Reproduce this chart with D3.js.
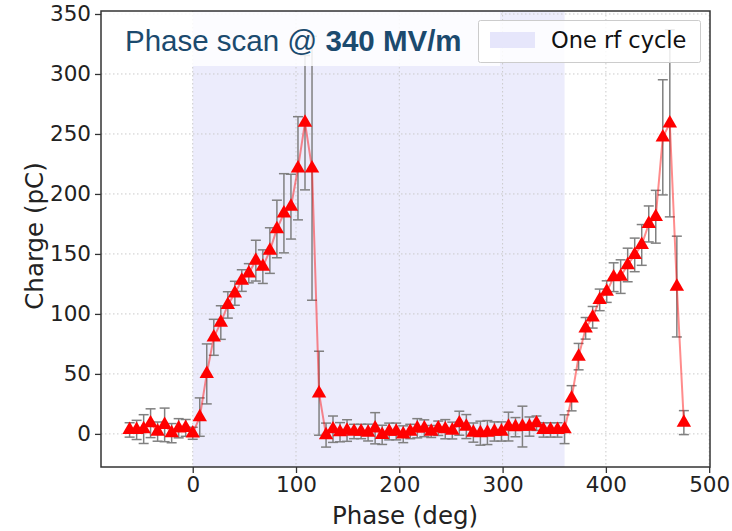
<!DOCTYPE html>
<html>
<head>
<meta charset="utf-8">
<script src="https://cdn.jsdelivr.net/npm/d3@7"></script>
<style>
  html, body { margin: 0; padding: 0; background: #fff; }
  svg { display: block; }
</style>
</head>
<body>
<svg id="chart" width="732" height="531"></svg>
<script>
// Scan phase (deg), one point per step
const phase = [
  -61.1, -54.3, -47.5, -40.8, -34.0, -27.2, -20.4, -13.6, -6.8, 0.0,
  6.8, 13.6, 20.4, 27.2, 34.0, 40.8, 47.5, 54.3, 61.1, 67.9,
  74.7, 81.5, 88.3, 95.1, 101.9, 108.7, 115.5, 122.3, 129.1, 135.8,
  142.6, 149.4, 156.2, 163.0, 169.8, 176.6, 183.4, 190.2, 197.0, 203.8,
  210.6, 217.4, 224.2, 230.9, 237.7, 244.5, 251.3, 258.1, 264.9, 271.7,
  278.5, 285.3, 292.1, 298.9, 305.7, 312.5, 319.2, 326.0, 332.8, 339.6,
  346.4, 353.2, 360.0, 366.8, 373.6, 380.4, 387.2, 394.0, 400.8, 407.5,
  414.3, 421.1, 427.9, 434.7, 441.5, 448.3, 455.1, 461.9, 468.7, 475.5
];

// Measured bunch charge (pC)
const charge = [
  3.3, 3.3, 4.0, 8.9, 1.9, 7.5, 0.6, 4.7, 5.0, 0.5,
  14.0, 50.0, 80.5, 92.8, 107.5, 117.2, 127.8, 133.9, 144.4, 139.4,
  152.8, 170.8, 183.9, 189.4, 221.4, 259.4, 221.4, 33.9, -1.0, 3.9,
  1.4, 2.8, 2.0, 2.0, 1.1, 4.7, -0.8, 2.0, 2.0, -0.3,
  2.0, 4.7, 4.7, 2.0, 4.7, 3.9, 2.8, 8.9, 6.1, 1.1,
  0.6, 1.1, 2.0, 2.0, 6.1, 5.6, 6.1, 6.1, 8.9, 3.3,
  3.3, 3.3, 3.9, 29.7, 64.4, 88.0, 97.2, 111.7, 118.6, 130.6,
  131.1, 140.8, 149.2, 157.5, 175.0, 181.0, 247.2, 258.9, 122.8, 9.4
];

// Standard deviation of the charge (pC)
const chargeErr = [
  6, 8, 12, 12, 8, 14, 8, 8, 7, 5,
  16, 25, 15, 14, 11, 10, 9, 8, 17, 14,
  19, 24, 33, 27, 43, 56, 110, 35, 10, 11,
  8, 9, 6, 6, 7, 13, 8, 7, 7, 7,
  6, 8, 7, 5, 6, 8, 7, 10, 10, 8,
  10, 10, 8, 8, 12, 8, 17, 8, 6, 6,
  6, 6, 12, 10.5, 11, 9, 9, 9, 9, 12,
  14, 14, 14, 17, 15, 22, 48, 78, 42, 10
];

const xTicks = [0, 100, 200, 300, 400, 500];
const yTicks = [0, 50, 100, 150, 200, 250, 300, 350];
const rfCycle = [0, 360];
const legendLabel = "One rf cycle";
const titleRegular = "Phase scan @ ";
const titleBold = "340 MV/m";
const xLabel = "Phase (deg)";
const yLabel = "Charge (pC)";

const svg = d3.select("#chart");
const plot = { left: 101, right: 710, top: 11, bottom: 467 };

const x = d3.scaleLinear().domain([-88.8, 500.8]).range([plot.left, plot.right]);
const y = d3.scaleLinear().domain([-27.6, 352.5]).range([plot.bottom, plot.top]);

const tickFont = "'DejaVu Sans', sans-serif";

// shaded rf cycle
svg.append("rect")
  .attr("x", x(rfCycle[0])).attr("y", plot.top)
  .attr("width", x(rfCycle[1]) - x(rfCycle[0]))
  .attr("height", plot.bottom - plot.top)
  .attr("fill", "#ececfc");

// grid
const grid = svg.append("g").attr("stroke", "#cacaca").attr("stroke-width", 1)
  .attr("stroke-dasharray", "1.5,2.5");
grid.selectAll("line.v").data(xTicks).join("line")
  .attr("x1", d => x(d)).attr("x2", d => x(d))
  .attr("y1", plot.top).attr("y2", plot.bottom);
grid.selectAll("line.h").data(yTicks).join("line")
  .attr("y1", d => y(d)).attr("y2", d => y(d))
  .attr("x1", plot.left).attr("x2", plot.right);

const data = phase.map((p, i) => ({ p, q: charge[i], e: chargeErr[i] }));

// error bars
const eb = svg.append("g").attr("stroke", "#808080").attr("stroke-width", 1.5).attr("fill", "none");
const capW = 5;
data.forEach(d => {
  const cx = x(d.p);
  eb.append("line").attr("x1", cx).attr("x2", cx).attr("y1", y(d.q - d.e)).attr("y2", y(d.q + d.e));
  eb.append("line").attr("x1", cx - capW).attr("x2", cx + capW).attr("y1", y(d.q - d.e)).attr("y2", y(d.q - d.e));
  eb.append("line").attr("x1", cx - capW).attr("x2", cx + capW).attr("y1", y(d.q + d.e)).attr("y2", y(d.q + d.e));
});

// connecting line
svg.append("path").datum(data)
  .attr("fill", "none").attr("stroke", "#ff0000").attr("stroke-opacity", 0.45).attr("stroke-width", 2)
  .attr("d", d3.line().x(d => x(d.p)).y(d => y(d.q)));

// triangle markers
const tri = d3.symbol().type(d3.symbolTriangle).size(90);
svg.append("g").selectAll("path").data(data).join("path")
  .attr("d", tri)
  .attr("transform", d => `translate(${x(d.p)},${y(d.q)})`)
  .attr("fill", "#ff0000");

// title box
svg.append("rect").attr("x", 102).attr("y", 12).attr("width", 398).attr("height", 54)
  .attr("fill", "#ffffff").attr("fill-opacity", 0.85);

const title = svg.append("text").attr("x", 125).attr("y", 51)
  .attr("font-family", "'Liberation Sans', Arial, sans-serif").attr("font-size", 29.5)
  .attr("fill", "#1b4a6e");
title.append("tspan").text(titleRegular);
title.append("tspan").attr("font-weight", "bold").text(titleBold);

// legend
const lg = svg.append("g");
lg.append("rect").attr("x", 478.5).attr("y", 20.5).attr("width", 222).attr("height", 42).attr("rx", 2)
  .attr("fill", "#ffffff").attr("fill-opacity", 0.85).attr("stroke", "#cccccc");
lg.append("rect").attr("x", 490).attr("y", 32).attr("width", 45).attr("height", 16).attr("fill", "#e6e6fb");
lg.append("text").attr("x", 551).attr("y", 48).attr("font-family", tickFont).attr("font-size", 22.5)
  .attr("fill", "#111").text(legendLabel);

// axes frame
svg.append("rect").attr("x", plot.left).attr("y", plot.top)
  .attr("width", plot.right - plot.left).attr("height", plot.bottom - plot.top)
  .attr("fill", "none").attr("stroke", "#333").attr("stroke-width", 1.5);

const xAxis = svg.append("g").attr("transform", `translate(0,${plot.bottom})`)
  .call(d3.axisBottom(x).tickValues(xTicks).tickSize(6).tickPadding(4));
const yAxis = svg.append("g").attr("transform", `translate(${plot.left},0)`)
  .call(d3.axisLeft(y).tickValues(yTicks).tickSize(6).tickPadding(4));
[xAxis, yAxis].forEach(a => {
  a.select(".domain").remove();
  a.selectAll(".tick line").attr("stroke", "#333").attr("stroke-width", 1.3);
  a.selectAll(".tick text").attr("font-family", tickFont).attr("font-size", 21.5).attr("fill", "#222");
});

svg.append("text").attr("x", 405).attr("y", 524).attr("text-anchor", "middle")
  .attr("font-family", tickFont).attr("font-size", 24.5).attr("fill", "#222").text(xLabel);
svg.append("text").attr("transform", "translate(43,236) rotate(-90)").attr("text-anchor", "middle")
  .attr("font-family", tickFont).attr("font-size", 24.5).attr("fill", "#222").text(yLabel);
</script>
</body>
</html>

---

■ **Request**:
Send back the data above word for word, with the pictures left out.

■ **Solved exercise**:
Reproduce this chart with D3.js.
<!DOCTYPE html>
<html>
<head>
<meta charset="utf-8">
<script src="https://cdn.jsdelivr.net/npm/d3@7"></script>
<style>
  html, body { margin: 0; padding: 0; background: #fff; }
  svg { display: block; }
</style>
</head>
<body>
<svg id="chart" width="732" height="531"></svg>
<script>
// Scan phase (deg), one point per step
const phase = [
  -61.1, -54.3, -47.5, -40.8, -34.0, -27.2, -20.4, -13.6, -6.8, 0.0,
  6.8, 13.6, 20.4, 27.2, 34.0, 40.8, 47.5, 54.3, 61.1, 67.9,
  74.7, 81.5, 88.3, 95.1, 101.9, 108.7, 115.5, 122.3, 129.1, 135.8,
  142.6, 149.4, 156.2, 163.0, 169.8, 176.6, 183.4, 190.2, 197.0, 203.8,
  210.6, 217.4, 224.2, 230.9, 237.7, 244.5, 251.3, 258.1, 264.9, 271.7,
  278.5, 285.3, 292.1, 298.9, 305.7, 312.5, 319.2, 326.0, 332.8, 339.6,
  346.4, 353.2, 360.0, 366.8, 373.6, 380.4, 387.2, 394.0, 400.8, 407.5,
  414.3, 421.1, 427.9, 434.7, 441.5, 448.3, 455.1, 461.9, 468.7, 475.5
];

// Measured bunch charge (pC)
const charge = [
  3.3, 3.3, 4.0, 8.9, 1.9, 7.5, 0.6, 4.7, 5.0, 0.5,
  14.0, 50.0, 80.5, 92.8, 107.5, 117.2, 127.8, 133.9, 144.4, 139.4,
  152.8, 170.8, 183.9, 189.4, 221.4, 259.4, 221.4, 33.9, -1.0, 3.9,
  1.4, 2.8, 2.0, 2.0, 1.1, 4.7, -0.8, 2.0, 2.0, -0.3,
  2.0, 4.7, 4.7, 2.0, 4.7, 3.9, 2.8, 8.9, 6.1, 1.1,
  0.6, 1.1, 2.0, 2.0, 6.1, 5.6, 6.1, 6.1, 8.9, 3.3,
  3.3, 3.3, 3.9, 29.7, 64.4, 88.0, 97.2, 111.7, 118.6, 130.6,
  131.1, 140.8, 149.2, 157.5, 175.0, 181.0, 247.2, 258.9, 122.8, 9.4
];

// Standard deviation of the charge (pC)
const chargeErr = [
  6, 8, 12, 12, 8, 14, 8, 8, 7, 5,
  16, 25, 15, 14, 11, 10, 9, 8, 17, 14,
  19, 24, 33, 27, 43, 56, 110, 35, 10, 11,
  8, 9, 6, 6, 7, 13, 8, 7, 7, 7,
  6, 8, 7, 5, 6, 8, 7, 10, 10, 8,
  10, 10, 8, 8, 12, 8, 17, 8, 6, 6,
  6, 6, 12, 10.5, 11, 9, 9, 9, 9, 12,
  14, 14, 14, 17, 15, 22, 48, 78, 42, 10
];

const xTicks = [0, 100, 200, 300, 400, 500];
const yTicks = [0, 50, 100, 150, 200, 250, 300, 350];
const rfCycle = [0, 360];
const legendLabel = "One rf cycle";
const titleRegular = "Phase scan @ ";
const titleBold = "340 MV/m";
const xLabel = "Phase (deg)";
const yLabel = "Charge (pC)";

const svg = d3.select("#chart");
const plot = { left: 101, right: 710, top: 11, bottom: 467 };

const x = d3.scaleLinear().domain([-88.8, 500.8]).range([plot.left, plot.right]);
const y = d3.scaleLinear().domain([-27.6, 352.5]).range([plot.bottom, plot.top]);

const tickFont = "'DejaVu Sans', sans-serif";

// shaded rf cycle
svg.append("rect")
  .attr("x", x(rfCycle[0])).attr("y", plot.top)
  .attr("width", x(rfCycle[1]) - x(rfCycle[0]))
  .attr("height", plot.bottom - plot.top)
  .attr("fill", "#ececfc");

// grid
const grid = svg.append("g").attr("stroke", "#cacaca").attr("stroke-width", 1)
  .attr("stroke-dasharray", "1.5,2.5");
grid.selectAll("line.v").data(xTicks).join("line")
  .attr("x1", d => x(d)).attr("x2", d => x(d))
  .attr("y1", plot.top).attr("y2", plot.bottom);
grid.selectAll("line.h").data(yTicks).join("line")
  .attr("y1", d => y(d)).attr("y2", d => y(d))
  .attr("x1", plot.left).attr("x2", plot.right);

const data = phase.map((p, i) => ({ p, q: charge[i], e: chargeErr[i] }));

// error bars
const eb = svg.append("g").attr("stroke", "#808080").attr("stroke-width", 1.5).attr("fill", "none");
const capW = 5;
data.forEach(d => {
  const cx = x(d.p);
  eb.append("line").attr("x1", cx).attr("x2", cx).attr("y1", y(d.q - d.e)).attr("y2", y(d.q + d.e));
  eb.append("line").attr("x1", cx - capW).attr("x2", cx + capW).attr("y1", y(d.q - d.e)).attr("y2", y(d.q - d.e));
  eb.append("line").attr("x1", cx - capW).attr("x2", cx + capW).attr("y1", y(d.q + d.e)).attr("y2", y(d.q + d.e));
});

// connecting line
svg.append("path").datum(data)
  .attr("fill", "none").attr("stroke", "#ff0000").attr("stroke-opacity", 0.45).attr("stroke-width", 2)
  .attr("d", d3.line().x(d => x(d.p)).y(d => y(d.q)));

// triangle markers
const tri = d3.symbol().type(d3.symbolTriangle).size(90);
svg.append("g").selectAll("path").data(data).join("path")
  .attr("d", tri)
  .attr("transform", d => `translate(${x(d.p)},${y(d.q)})`)
  .attr("fill", "#ff0000");

// title box
svg.append("rect").attr("x", 102).attr("y", 12).attr("width", 398).attr("height", 54)
  .attr("fill", "#ffffff").attr("fill-opacity", 0.85);

const title = svg.append("text").attr("x", 125).attr("y", 51)
  .attr("font-family", "'Liberation Sans', Arial, sans-serif").attr("font-size", 29.5)
  .attr("fill", "#1b4a6e");
title.append("tspan").text(titleRegular);
title.append("tspan").attr("font-weight", "bold").text(titleBold);

// legend
const lg = svg.append("g");
lg.append("rect").attr("x", 478.5).attr("y", 20.5).attr("width", 222).attr("height", 42).attr("rx", 2)
  .attr("fill", "#ffffff").attr("fill-opacity", 0.85).attr("stroke", "#cccccc");
lg.append("rect").attr("x", 490).attr("y", 32).attr("width", 45).attr("height", 16).attr("fill", "#e6e6fb");
lg.append("text").attr("x", 551).attr("y", 48).attr("font-family", tickFont).attr("font-size", 22.5)
  .attr("fill", "#111").text(legendLabel);

// axes frame
svg.append("rect").attr("x", plot.left).attr("y", plot.top)
  .attr("width", plot.right - plot.left).attr("height", plot.bottom - plot.top)
  .attr("fill", "none").attr("stroke", "#333").attr("stroke-width", 1.5);

const xAxis = svg.append("g").attr("transform", `translate(0,${plot.bottom})`)
  .call(d3.axisBottom(x).tickValues(xTicks).tickSize(6).tickPadding(4));
const yAxis = svg.append("g").attr("transform", `translate(${plot.left},0)`)
  .call(d3.axisLeft(y).tickValues(yTicks).tickSize(6).tickPadding(4));
[xAxis, yAxis].forEach(a => {
  a.select(".domain").remove();
  a.selectAll(".tick line").attr("stroke", "#333").attr("stroke-width", 1.3);
  a.selectAll(".tick text").attr("font-family", tickFont).attr("font-size", 21.5).attr("fill", "#222");
});

svg.append("text").attr("x", 405).attr("y", 524).attr("text-anchor", "middle")
  .attr("font-family", tickFont).attr("font-size", 24.5).attr("fill", "#222").text(xLabel);
svg.append("text").attr("transform", "translate(43,236) rotate(-90)").attr("text-anchor", "middle")
  .attr("font-family", tickFont).attr("font-size", 24.5).attr("fill", "#222").text(yLabel);
</script>
</body>
</html>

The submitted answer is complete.